What Is judicial review?
A judicial review allows a judge to review a decision made or action taken by a public body (such as UKVI). In more precise terms (and in the context of immigration law), it is the legal procedure which allows judges of the Administrative Division of the High Court, and the Upper Tribunal (Immigration and Asylum Chamber) to exercise jurisdiction over the lawfulness of any acts or omissions of UKVI, and a supervisory jurisdiction over inferior courts and tribunals. It is important to understand that a judicial review is an option of last resort and will only ever be undertaken once all other remedies have been exhausted.
A judicial review can be brought only under very specific grounds, including where has been:
- Irrationality (Unreasonableness)
- Procedural impropriety
- Legitimate expectation
- A breach of the Human Rights Act, or;
- A breach of EU law
By making a case to UKVI that we believe there has been a breach of one of the principles above, it is necessary to ensure that the case is as strong as possible and gives you the very best chance of success. RVS Solicitors are highly adept at making cases for judicial review that are legally robust and provide little basis for argument that a breach has occurred.
What is the process of applying for a judicial review?
Before invoking the judicial review process, RVS Solicitors will undertake a detailed assessment of the facts of your case, and the basis for the decision not to grant you a visa, or your organisation a Sponsor License. If we believe that you do have a valid case for a judicial review, we will outline our proposed strategy and the merits of your case.
We will then collate all of necessary information and documentary evidence which will support your case. We will endeavour to make this process as easy for you as possible, and we will work with your advisor, or any other person/s on your behalf to complete this information gathering process.
There is a strict time-limit on bringing claims for judicial review; challenges normally must be made within three months of the original decision.
The process of judicial review is as follows:
Step 1 – An initial letter to UKVI
The first stage is that we will draft a letter to UKVI, outlining where the breach occurred, and seek to have the decision overturned, without the need for any further action. This is often effective and can save a great deal of unnecessary time taking further legal measures
The next step will be to progress to the pre-action protocol stage. Before doing so, we will take the time to explain the pros and cons of taking the judicial review process, what will happen if you are successful, and what may happen if you are not (including the potential that you will need to pay costs to UKVI). You can be assured that we have overseen many judicial review cases, and understand not only the process but also the pitfalls to avoid. We will always be fully transparent and open with you. If we believe your case lacks merit, or if there is a risk implicit in your case, we will explain this to you.

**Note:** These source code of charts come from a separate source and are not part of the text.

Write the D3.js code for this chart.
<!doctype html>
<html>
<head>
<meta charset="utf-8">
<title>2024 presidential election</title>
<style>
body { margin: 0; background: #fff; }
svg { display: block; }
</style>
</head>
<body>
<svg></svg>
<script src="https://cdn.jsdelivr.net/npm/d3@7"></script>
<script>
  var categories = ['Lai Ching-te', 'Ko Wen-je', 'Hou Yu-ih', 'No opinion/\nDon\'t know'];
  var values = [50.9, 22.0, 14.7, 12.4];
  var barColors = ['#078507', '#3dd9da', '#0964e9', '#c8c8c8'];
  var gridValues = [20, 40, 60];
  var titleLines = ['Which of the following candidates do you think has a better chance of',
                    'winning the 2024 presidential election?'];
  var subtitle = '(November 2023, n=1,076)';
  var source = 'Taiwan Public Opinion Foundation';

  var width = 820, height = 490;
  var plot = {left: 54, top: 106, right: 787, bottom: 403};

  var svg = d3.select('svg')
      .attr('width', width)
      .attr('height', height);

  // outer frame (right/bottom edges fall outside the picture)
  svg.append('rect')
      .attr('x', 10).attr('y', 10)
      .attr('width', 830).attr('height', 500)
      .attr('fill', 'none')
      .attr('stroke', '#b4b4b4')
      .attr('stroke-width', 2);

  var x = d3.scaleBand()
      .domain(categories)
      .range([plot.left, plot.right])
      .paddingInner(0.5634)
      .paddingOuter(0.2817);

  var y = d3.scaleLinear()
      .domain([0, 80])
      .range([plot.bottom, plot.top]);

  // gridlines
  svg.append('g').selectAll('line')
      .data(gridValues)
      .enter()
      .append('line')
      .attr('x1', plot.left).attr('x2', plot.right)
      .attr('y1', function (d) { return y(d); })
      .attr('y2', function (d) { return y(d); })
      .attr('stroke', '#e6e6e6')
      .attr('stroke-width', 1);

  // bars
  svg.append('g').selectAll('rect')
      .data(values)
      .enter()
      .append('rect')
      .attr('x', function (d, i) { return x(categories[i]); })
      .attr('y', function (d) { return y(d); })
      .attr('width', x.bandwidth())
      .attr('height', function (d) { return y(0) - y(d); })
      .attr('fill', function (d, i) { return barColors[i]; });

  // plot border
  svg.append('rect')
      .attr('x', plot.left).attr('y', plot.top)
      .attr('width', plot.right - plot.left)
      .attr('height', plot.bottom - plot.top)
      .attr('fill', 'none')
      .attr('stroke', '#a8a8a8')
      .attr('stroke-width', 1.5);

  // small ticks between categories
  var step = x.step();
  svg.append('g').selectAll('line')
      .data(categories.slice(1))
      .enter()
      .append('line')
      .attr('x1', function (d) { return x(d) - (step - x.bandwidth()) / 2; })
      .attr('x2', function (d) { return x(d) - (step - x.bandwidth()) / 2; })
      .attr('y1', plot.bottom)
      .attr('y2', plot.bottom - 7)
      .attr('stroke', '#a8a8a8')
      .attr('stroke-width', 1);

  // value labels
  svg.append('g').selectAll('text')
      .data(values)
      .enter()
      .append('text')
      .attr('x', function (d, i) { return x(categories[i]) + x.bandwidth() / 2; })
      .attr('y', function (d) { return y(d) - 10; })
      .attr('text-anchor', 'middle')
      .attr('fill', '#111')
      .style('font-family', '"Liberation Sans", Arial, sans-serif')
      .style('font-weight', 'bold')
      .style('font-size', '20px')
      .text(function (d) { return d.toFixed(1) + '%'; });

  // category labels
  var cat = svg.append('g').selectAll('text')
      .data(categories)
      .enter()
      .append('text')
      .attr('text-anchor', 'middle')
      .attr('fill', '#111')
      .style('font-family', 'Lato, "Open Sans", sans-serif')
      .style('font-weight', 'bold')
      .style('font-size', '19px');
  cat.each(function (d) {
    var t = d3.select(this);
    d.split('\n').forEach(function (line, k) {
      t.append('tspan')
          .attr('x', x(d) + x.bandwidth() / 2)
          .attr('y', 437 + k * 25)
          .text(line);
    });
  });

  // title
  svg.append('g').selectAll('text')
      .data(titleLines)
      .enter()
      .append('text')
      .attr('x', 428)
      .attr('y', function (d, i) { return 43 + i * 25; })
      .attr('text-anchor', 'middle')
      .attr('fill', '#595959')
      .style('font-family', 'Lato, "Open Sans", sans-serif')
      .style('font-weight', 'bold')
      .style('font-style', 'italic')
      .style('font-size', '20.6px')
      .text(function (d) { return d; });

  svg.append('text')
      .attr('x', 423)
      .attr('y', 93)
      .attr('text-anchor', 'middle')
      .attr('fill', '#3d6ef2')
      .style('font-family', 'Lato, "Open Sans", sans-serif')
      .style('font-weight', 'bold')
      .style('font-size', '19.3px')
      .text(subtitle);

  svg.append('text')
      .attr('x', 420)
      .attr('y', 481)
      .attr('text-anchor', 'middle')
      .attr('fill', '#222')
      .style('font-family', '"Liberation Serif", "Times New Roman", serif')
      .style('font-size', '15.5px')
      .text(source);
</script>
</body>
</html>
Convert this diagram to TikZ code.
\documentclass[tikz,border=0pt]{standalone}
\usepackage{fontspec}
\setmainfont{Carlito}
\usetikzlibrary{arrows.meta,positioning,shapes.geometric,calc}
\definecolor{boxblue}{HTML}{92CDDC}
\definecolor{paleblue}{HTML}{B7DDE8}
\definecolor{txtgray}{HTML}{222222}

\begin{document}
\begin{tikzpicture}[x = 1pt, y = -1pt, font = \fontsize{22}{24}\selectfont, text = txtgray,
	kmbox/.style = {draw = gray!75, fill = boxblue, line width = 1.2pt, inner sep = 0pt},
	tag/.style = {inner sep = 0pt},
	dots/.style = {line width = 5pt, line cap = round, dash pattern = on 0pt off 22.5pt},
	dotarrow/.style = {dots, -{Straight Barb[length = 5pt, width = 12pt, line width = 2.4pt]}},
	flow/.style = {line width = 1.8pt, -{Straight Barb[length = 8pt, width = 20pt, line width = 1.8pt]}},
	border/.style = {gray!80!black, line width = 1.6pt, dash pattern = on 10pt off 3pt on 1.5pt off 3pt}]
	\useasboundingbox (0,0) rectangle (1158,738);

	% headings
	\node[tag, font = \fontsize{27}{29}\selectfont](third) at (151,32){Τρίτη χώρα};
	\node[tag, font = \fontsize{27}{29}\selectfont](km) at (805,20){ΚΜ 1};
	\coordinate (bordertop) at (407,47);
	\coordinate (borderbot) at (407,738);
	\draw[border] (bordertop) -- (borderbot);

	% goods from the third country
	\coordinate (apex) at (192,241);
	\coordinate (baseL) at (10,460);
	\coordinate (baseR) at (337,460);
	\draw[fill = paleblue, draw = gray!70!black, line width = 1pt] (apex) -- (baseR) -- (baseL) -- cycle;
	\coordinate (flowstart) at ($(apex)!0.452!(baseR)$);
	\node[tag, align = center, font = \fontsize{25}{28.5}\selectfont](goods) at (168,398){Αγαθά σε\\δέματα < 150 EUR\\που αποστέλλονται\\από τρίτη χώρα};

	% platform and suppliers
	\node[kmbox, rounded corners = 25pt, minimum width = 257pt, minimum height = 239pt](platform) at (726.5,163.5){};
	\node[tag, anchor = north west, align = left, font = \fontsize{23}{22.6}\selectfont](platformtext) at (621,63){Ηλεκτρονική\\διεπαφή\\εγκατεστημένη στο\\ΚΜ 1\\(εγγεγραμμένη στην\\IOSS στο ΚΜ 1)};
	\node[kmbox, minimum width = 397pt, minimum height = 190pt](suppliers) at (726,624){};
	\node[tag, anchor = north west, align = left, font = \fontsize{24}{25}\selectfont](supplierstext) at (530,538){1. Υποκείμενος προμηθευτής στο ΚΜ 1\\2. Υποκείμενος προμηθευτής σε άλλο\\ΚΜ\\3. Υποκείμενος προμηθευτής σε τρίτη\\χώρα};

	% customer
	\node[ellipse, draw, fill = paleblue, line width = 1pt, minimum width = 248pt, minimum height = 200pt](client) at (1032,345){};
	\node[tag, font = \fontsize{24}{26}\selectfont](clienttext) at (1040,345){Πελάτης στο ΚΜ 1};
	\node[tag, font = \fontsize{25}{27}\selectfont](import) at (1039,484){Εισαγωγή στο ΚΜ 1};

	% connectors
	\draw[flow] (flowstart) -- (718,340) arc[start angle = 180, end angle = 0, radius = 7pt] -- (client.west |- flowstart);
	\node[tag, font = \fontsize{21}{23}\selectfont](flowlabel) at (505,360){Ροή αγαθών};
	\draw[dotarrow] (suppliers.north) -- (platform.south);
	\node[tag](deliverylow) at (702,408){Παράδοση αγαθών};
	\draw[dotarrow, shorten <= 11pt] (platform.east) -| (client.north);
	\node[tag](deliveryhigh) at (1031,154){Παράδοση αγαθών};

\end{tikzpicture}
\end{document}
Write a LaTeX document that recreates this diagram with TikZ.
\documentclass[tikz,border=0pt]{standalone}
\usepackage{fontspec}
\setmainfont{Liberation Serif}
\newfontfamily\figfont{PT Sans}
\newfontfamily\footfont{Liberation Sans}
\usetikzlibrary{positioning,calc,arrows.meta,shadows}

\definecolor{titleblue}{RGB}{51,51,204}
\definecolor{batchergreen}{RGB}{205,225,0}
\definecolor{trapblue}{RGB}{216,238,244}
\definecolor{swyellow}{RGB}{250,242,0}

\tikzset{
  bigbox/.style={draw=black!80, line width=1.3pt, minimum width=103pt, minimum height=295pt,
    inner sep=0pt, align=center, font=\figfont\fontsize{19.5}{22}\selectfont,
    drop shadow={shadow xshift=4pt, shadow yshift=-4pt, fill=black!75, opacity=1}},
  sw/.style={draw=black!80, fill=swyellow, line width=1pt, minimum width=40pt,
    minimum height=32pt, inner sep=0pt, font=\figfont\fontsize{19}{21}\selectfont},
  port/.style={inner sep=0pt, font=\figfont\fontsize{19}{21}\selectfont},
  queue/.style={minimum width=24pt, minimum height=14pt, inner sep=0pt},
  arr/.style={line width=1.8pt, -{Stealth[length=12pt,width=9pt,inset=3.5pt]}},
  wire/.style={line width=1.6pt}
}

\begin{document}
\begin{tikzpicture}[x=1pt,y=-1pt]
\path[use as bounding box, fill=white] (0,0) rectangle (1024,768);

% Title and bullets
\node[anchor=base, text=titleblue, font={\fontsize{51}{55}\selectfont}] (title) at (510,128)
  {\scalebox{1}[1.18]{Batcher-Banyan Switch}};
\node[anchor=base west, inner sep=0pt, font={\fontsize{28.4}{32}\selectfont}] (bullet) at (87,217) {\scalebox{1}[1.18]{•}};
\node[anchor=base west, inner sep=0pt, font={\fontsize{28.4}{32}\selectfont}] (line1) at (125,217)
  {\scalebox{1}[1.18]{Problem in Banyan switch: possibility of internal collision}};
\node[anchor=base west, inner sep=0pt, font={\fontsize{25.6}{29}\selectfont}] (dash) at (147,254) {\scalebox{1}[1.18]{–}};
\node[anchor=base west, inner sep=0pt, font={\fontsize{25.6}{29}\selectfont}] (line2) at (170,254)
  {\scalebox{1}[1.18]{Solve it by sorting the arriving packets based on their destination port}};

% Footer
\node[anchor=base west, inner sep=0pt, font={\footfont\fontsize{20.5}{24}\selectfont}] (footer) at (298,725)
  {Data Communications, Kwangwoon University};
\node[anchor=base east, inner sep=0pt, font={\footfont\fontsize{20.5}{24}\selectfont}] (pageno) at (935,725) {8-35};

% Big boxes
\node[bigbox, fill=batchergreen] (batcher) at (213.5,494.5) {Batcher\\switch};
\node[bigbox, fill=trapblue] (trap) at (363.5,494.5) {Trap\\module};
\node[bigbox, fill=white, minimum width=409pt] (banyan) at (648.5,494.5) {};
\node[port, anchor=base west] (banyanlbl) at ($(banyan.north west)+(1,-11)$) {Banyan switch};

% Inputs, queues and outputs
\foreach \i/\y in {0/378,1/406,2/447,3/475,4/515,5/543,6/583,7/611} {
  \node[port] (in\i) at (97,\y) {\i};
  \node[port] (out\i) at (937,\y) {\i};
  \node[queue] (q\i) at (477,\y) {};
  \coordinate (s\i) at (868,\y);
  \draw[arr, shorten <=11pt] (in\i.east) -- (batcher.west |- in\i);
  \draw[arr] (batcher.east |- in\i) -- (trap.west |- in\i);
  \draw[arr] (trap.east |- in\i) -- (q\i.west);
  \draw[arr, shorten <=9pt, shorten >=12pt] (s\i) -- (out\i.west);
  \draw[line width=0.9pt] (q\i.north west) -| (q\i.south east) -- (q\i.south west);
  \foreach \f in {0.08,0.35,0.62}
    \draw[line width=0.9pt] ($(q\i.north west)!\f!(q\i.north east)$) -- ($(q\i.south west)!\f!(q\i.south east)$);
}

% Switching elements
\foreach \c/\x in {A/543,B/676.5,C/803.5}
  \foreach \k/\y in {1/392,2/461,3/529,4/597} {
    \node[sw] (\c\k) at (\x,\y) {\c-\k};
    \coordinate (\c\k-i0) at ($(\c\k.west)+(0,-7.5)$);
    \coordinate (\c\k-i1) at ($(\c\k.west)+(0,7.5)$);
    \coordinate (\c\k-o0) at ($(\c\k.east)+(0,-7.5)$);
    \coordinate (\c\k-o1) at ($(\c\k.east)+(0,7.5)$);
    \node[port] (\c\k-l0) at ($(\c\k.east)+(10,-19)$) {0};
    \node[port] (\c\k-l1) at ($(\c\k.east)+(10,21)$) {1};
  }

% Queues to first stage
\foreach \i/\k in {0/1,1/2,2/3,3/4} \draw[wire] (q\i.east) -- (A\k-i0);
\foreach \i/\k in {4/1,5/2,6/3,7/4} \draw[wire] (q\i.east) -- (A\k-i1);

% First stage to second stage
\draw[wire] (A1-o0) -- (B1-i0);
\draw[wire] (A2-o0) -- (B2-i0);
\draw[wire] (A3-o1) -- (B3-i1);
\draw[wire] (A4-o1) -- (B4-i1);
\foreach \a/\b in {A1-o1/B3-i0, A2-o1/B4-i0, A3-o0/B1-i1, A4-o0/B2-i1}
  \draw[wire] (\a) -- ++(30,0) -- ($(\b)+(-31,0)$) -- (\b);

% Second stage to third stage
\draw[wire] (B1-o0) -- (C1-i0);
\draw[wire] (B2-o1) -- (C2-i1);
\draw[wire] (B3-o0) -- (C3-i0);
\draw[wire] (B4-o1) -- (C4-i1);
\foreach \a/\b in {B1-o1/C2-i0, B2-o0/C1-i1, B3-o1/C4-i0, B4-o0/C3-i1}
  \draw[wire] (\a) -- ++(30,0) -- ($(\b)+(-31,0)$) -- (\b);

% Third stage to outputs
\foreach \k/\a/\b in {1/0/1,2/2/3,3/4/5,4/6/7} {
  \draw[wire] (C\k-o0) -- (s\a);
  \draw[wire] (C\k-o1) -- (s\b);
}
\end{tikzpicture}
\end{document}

Step 2 – Pre-Action Protocol
The Pre-Action Protocol is a series of best practice procedures designed to be undertaken prior to bringing a claim for judicial review. The Protocol is aimed at ensuring parties exchange information and tries to encourage an early settlement through alternative dispute resolution methods such as mediation and/or negotiation.
As part of the Pre-Action Protocol, we will send the Home Office a ‘Letter Before Claim’. This will set out the details of the immigration decision being challenged and the date the refusal took place.
The Home Office should reply to the Letter Before Claim within 14 days. Failure to do so could result in court sanctions. We will keep a close eye on the time-frames, ensuring your claim does not become time-barred because of Home office inaction.
Often the receipt of a Letter Before Claim is enough to encourage the Home Office to review their original conclusion and provide a positive decision. This saves our clients time, money and stress, allowing them to continue with their lives.